Baseball,  Cape Cod,  College,  Game Day Report,  IRL,  Stadiums

Stadium Visit: Clem Spillane Field (Wareham, MA) Wood Bleachers on Rainy Days

Scene.
INT – Bedroom, morning

PAUL wakes up in bed.  It is literally any weekend day during the baseball season.

PAUL (to self)
I think I’m going to go see a ball game today.

THE WEATHER (off screen, presumably from wherever anthropomorphized weather watches mortals from)
Oh yeah? You think you’re going to see a ball game today?  Naw, son.  It’s gonna rain.

END

But, today I was able to foil the weather (mostly) and see some baseball.Today’s stadium visit is Clem Spillane Field, home of defending Cape Cod League champions the Wareham Gatemen.

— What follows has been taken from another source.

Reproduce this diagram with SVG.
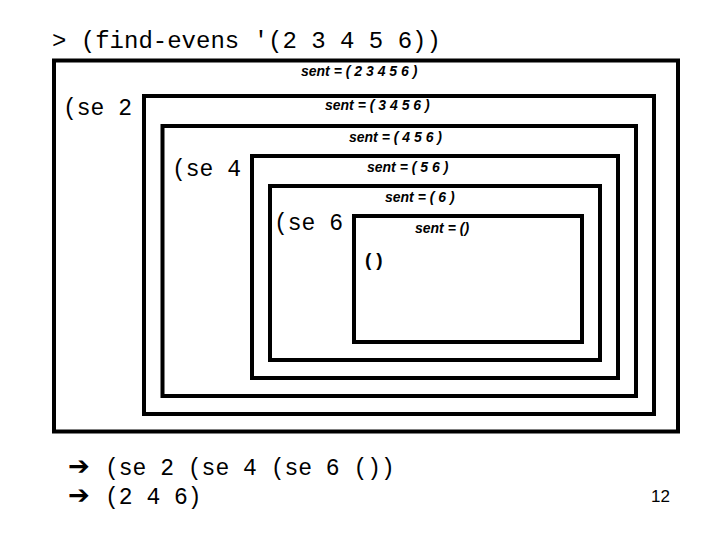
<svg xmlns="http://www.w3.org/2000/svg" width="720" height="540" viewBox="0 0 720 540">
<style>
.box{fill:none;stroke:#000;stroke-width:4}
.code{font-family:"Liberation Mono","Courier New",monospace;font-size:23px;fill:#000}
.sent{font-family:"Liberation Sans",Arial,sans-serif;font-size:14px;font-weight:bold;font-style:italic;fill:#000}
.arr{font-family:"DejaVu Sans",sans-serif;font-size:26px;font-weight:bold;fill:#000}
</style>
<rect width="720" height="540" fill="#fff"/>
<text class="code" x="52" y="48" style="font-size:24px">&gt; (find-evens '(2 3 4 5 6))</text>
<g id="frame1">
<rect class="box" x="54" y="60.5" width="624" height="371"/>
<text class="sent" x="301" y="76">sent = ( 2 3 4 5 6 )</text>
<text class="code" x="63" y="115">(se 2</text>
</g>
<g id="frame2">
<rect class="box" x="144" y="96" width="510" height="318"/>
<text class="sent" x="325" y="110">sent = ( 3 4 5 6 )</text>
</g>
<g id="frame3">
<rect class="box" x="162.5" y="126" width="473.5" height="270"/>
<text class="sent" x="349" y="142">sent = ( 4 5 6 )</text>
<text class="code" x="172" y="176">(se 4</text>
</g>
<g id="frame4">
<rect class="box" x="252" y="156" width="366" height="222"/>
<text class="sent" x="367" y="172">sent = ( 5 6 )</text>
</g>
<g id="frame5">
<rect class="box" x="270" y="186" width="330" height="174"/>
<text class="sent" x="385" y="202">sent = ( 6 )</text>
<text class="code" x="274" y="230">(se 6</text>
</g>
<g id="frame6">
<rect class="box" x="354" y="216" width="228" height="126"/>
<text class="sent" x="415" y="233">sent = ()</text>
<text class="sent" x="365" y="266" style="font-size:19px;font-style:normal;letter-spacing:5px">()</text>
</g>
<g id="result">
<text class="arr" x="68" y="475">➔</text>
<text class="code" x="105" y="475">(se 2 (se 4 (se 6 ())</text>
<text class="arr" x="68" y="504">➔</text>
<text class="code" x="105" y="504">(2 4 6)</text>
</g>
<text x="651" y="502" style="font-family:'Liberation Sans',Arial,sans-serif;font-size:17px;fill:#000">12</text>
</svg>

Wareham considers itself the Gateway to the Cape, but “true” Cape Codders, the blue bloods who live up in “Baaaaaahnstahbaaaaahl” would beg to differ. The Gatemen play at Wareham High School on Clem Spillane Field, which is a multipurpose grass and dirt field with some of the deepest dimensions I’ve seen in the college scene.  412 to straight away, and 330 down the lines.  Middle of the line-up guys have to absolutely rake to clear the 10 or 12 foot walls around the stadium.

To back-up to the beginning though.  A storm blew through the area at about 4 o’clock.  It did wash out some games farther south in the region, but it was only able to delay the 6:45 start in Wareham by about a half an hour.  It gave me an opportunity to walk around a little bit.

The parking situation is pretty bare bones, street parking is readily available for most games, but with a billed capacity of 4,000 (in three bleachers; 1st & 3rd base lines and left center field), for special events (playoff and All-Star Games) I can see the parking sitch get dicey.

The walk-up feels more high school baseball than some other places.  As is Cape tradition, a couple interns sit at a folding table with a bucket for donations and the game’s roster sheet. Fans then walk past the BBQ pit which supplies the concession stand located under the press box.  The souvenir stand is a pop-up tent with a wide selection of t-shirts, hats and a nice variety of accessories.

Seating is very unique.  The bleachers down each base line mimic the angles you find at McCoy in Pawtucket.  The front row sits high off the field, above the field-level dugouts on both 1st & 3rd base line.  Limited lawn chair seating is available to the 3rd base side of home plate and under the third base side bleachers.  I also want to note that while the 1st base bleachers are aluminum, the 3rd base side is wood, which has a lot of give under foot and didn’t feel great to sit on (even with a towel) on a wet, muggy, humid evening.  Sight lines are tough.  The fence & netting along the baselines make getting a clear view of the infield difficult.  I sat third base side, however the 1st base side closer to the plate may provide better viewing angles.  There is also a third set of bleachers that sit on a hill at the outfield wall in left center field.

Game day presentation is pretty limited – in a good way.  The pregame music skewed heavily towards classic 50’s and 60’s summer time pop fare.  A lot of The Beach Boys in the mix, which I didn’t mind.  Break in play action was pretty limited, a souvenir ball & t-shirt toss and a 50/50 were about the only interruptions.

If you’re a photographer, the lighting is remarkable for a high school field.  I didn’t make a note, but I want to say there are at least 8 substantial light standards throwing all the lumens on the playing surface.  If you’re a photographer, you shouldn’t have any problem shooting fast as you like at Spillane.

As with all the fields on the Cape, access to players is free and almost unfettered.  Two Brewster players wandered past me on their way to get a couple of hot dogs.  But I didn’t see any hawks looking for autos.

Foul balls, however, are plentiful.  The bleachers sit right on top of the foul lines.  There’s only a couple of feet between the coach’s box and the fence.  The back stop goes straight up, and foul balls will get out of play with some hustle.

I would put Spillane Field somewhere between Paul Walsh Field in New Bedford and McKeon Park in Hyannis as far as overall experience goes with Walsh having been the better of the three.

In other local stadium news, contractors broke ground on what will become Polar Park in Worcester, the future home of the current Pawtucket Red Sox.  The stadium is scheduled to be completed in time for the 2021 season.


via Gfycat

2 Comments

  • Paul M

    Nice. I'd be lying if I said that the CCBL didn't factor in to why I moved to Massachusetts when I decided to leave Philly. Hyannis is the only "real" Cape town I've been to, but hopefully later this season and next year I'll start knocking off those east division teams.